Write the records below out in full, character for character, with no pictures.

Entries with chart source code:
__________
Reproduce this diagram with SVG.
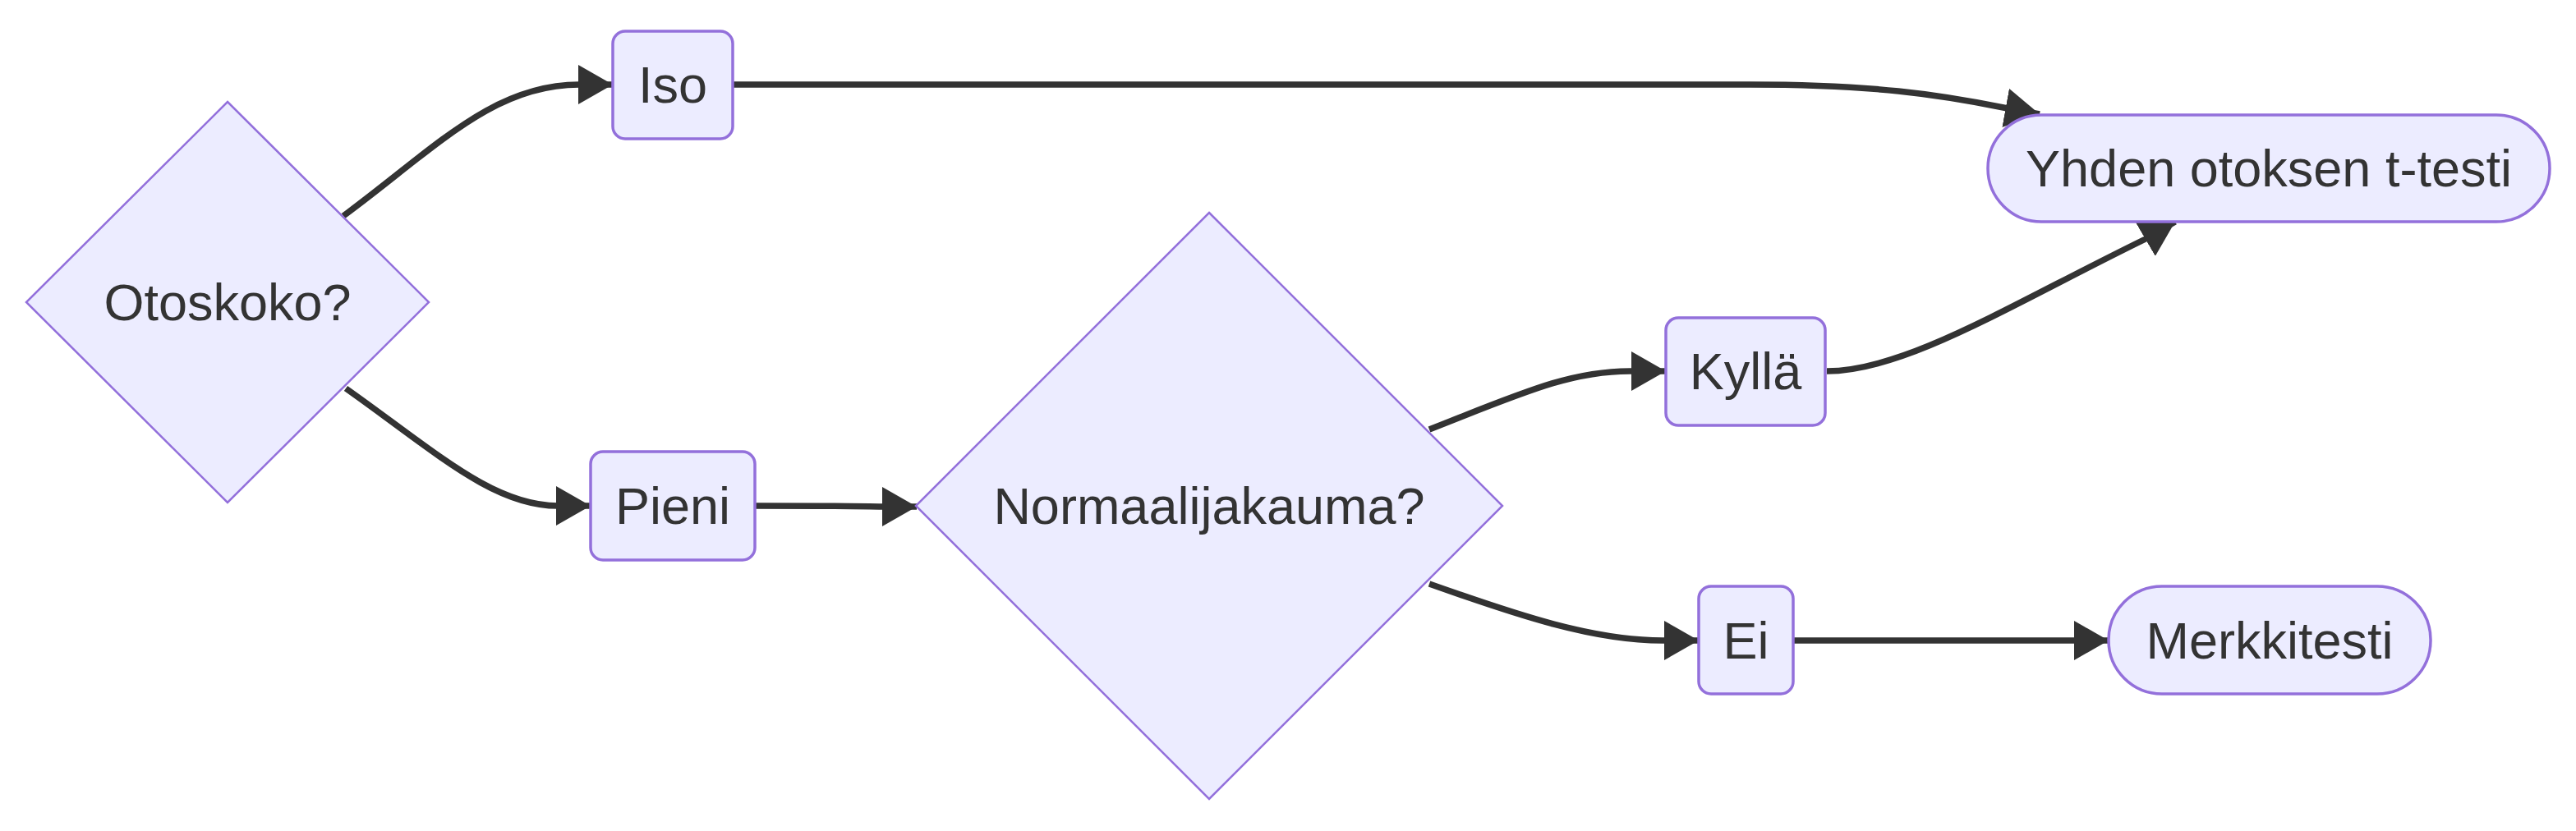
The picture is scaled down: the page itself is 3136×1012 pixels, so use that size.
<svg xmlns="http://www.w3.org/2000/svg" width="3136" height="1012" viewBox="0 0 3136 1012">
<style>
.node{fill:#ECECFF;stroke:#9370DB;stroke-width:3.5}
.dia{fill:#ECECFF;stroke:#9370DB;stroke-width:2.5}
.lbl{font-family:"Liberation Sans",Arial,sans-serif;font-size:63px;fill:#333;text-anchor:middle}
.edge{fill:none;stroke:#333;stroke-width:7.5}
</style>
<defs>
<marker id="arr" markerUnits="userSpaceOnUse" viewBox="0 0 42 48" markerWidth="42" markerHeight="48" refX="42" refY="24" orient="auto">
<path d="M0,0 L42,24 L0,48 z" fill="#333"/>
</marker>
</defs>
<g id="connectors">
<path class="edge" d="M418,263 C530,180 600,103 705,103 L746,103" marker-end="url(#arr)"/>
<path class="edge" d="M421,473 C530,550 600,616 679,616 L719,616" marker-end="url(#arr)"/>
<path class="edge" d="M919,616 C1000,616 1040,616 1075,617 L1116,617" marker-end="url(#arr)"/>
<path class="edge" d="M1740,523 C1850,480 1910,452 1984,452 L2028,452" marker-end="url(#arr)"/>
<path class="edge" d="M1740,711 C1850,750 1940,780 2024,780 L2068,780" marker-end="url(#arr)"/>
<path class="edge" d="M2183,780 L2567,780" marker-end="url(#arr)"/>
<path class="edge" d="M2224,452 C2320,452 2450,370 2612,291 L2648,270" marker-end="url(#arr)"/>
<path class="edge" d="M892,103 L2130,103 C2280,103 2360,115 2439,131 L2483,139" marker-end="url(#arr)"/>
</g>
<g id="otoskoko">
<polygon class="dia" points="277,124 522,368 277,612 32,368"/>
<text class="lbl" x="277" y="390">Otoskoko?</text>
</g>
<g id="iso">
<rect class="node" x="746" y="38" width="146" height="131" rx="15"/>
<text class="lbl" x="819" y="125">Iso</text>
</g>
<g id="pieni">
<rect class="node" x="719" y="550" width="200" height="132" rx="15"/>
<text class="lbl" x="819" y="638">Pieni</text>
</g>
<g id="normaali">
<polygon class="dia" points="1472,259 1829,616 1472,973 1115,616"/>
<text class="lbl" x="1472" y="638">Normaalijakauma?</text>
</g>
<g id="kylla">
<rect class="node" x="2028" y="387" width="194" height="131" rx="15"/>
<text class="lbl" x="2125" y="474">Kyllä</text>
</g>
<g id="ei">
<rect class="node" x="2068" y="714" width="115" height="131" rx="15"/>
<text class="lbl" x="2125.5" y="802">Ei</text>
</g>
<g id="merkkitesti">
<rect class="node" x="2567" y="714" width="392" height="131" rx="65"/>
<text class="lbl" x="2763" y="802">Merkkitesti</text>
</g>
<g id="yhden">
<rect class="node" x="2420" y="140" width="684" height="130" rx="65"/>
<text class="lbl" x="2762" y="227">Yhden otoksen t-testi</text>
</g>
</svg>
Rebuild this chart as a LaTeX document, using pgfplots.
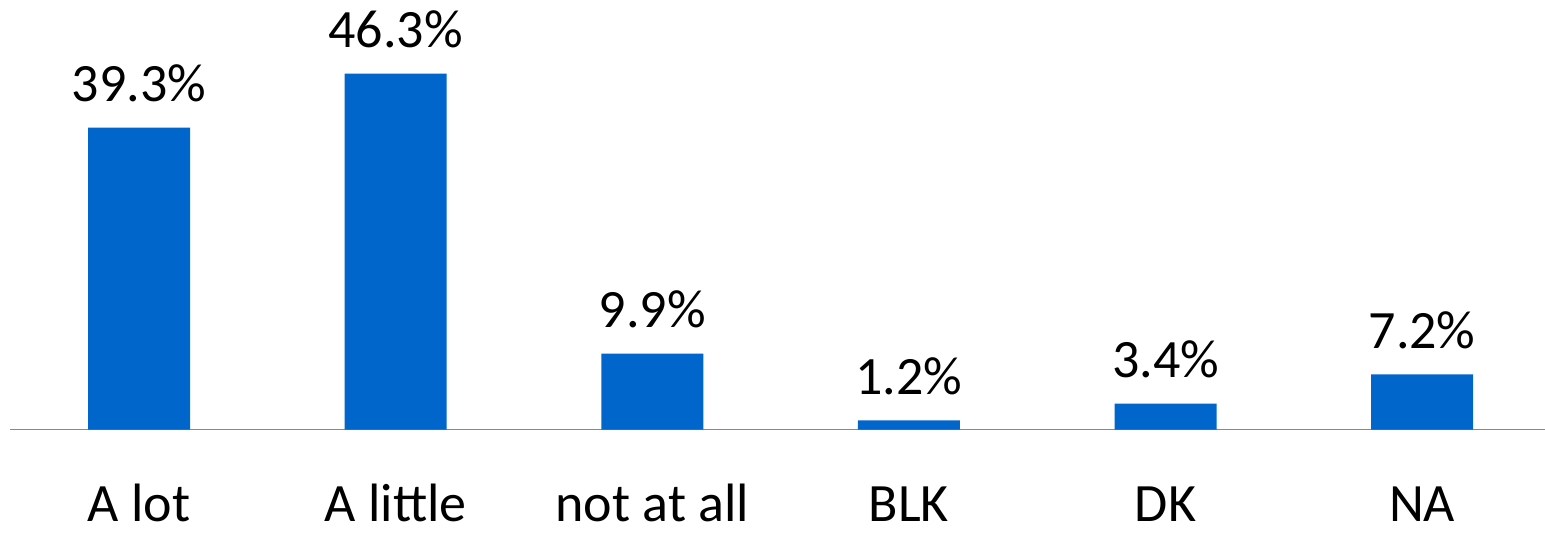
__________
> **Task answer**:
Reproduce this diagram with SVG.
The picture is scaled down: the page itself is 3136×1012 pixels, so use that size.
<svg xmlns="http://www.w3.org/2000/svg" width="3136" height="1012" viewBox="0 0 3136 1012">
<style>
.node{fill:#ECECFF;stroke:#9370DB;stroke-width:3.5}
.dia{fill:#ECECFF;stroke:#9370DB;stroke-width:2.5}
.lbl{font-family:"Liberation Sans",Arial,sans-serif;font-size:63px;fill:#333;text-anchor:middle}
.edge{fill:none;stroke:#333;stroke-width:7.5}
</style>
<defs>
<marker id="arr" markerUnits="userSpaceOnUse" viewBox="0 0 42 48" markerWidth="42" markerHeight="48" refX="42" refY="24" orient="auto">
<path d="M0,0 L42,24 L0,48 z" fill="#333"/>
</marker>
</defs>
<g id="connectors">
<path class="edge" d="M418,263 C530,180 600,103 705,103 L746,103" marker-end="url(#arr)"/>
<path class="edge" d="M421,473 C530,550 600,616 679,616 L719,616" marker-end="url(#arr)"/>
<path class="edge" d="M919,616 C1000,616 1040,616 1075,617 L1116,617" marker-end="url(#arr)"/>
<path class="edge" d="M1740,523 C1850,480 1910,452 1984,452 L2028,452" marker-end="url(#arr)"/>
<path class="edge" d="M1740,711 C1850,750 1940,780 2024,780 L2068,780" marker-end="url(#arr)"/>
<path class="edge" d="M2183,780 L2567,780" marker-end="url(#arr)"/>
<path class="edge" d="M2224,452 C2320,452 2450,370 2612,291 L2648,270" marker-end="url(#arr)"/>
<path class="edge" d="M892,103 L2130,103 C2280,103 2360,115 2439,131 L2483,139" marker-end="url(#arr)"/>
</g>
<g id="otoskoko">
<polygon class="dia" points="277,124 522,368 277,612 32,368"/>
<text class="lbl" x="277" y="390">Otoskoko?</text>
</g>
<g id="iso">
<rect class="node" x="746" y="38" width="146" height="131" rx="15"/>
<text class="lbl" x="819" y="125">Iso</text>
</g>
<g id="pieni">
<rect class="node" x="719" y="550" width="200" height="132" rx="15"/>
<text class="lbl" x="819" y="638">Pieni</text>
</g>
<g id="normaali">
<polygon class="dia" points="1472,259 1829,616 1472,973 1115,616"/>
<text class="lbl" x="1472" y="638">Normaalijakauma?</text>
</g>
<g id="kylla">
<rect class="node" x="2028" y="387" width="194" height="131" rx="15"/>
<text class="lbl" x="2125" y="474">Kyllä</text>
</g>
<g id="ei">
<rect class="node" x="2068" y="714" width="115" height="131" rx="15"/>
<text class="lbl" x="2125.5" y="802">Ei</text>
</g>
<g id="merkkitesti">
<rect class="node" x="2567" y="714" width="392" height="131" rx="65"/>
<text class="lbl" x="2763" y="802">Merkkitesti</text>
</g>
<g id="yhden">
<rect class="node" x="2420" y="140" width="684" height="130" rx="65"/>
<text class="lbl" x="2762" y="227">Yhden otoksen t-testi</text>
</g>
</svg>
Rebuild this chart as a LaTeX document, using pgfplots.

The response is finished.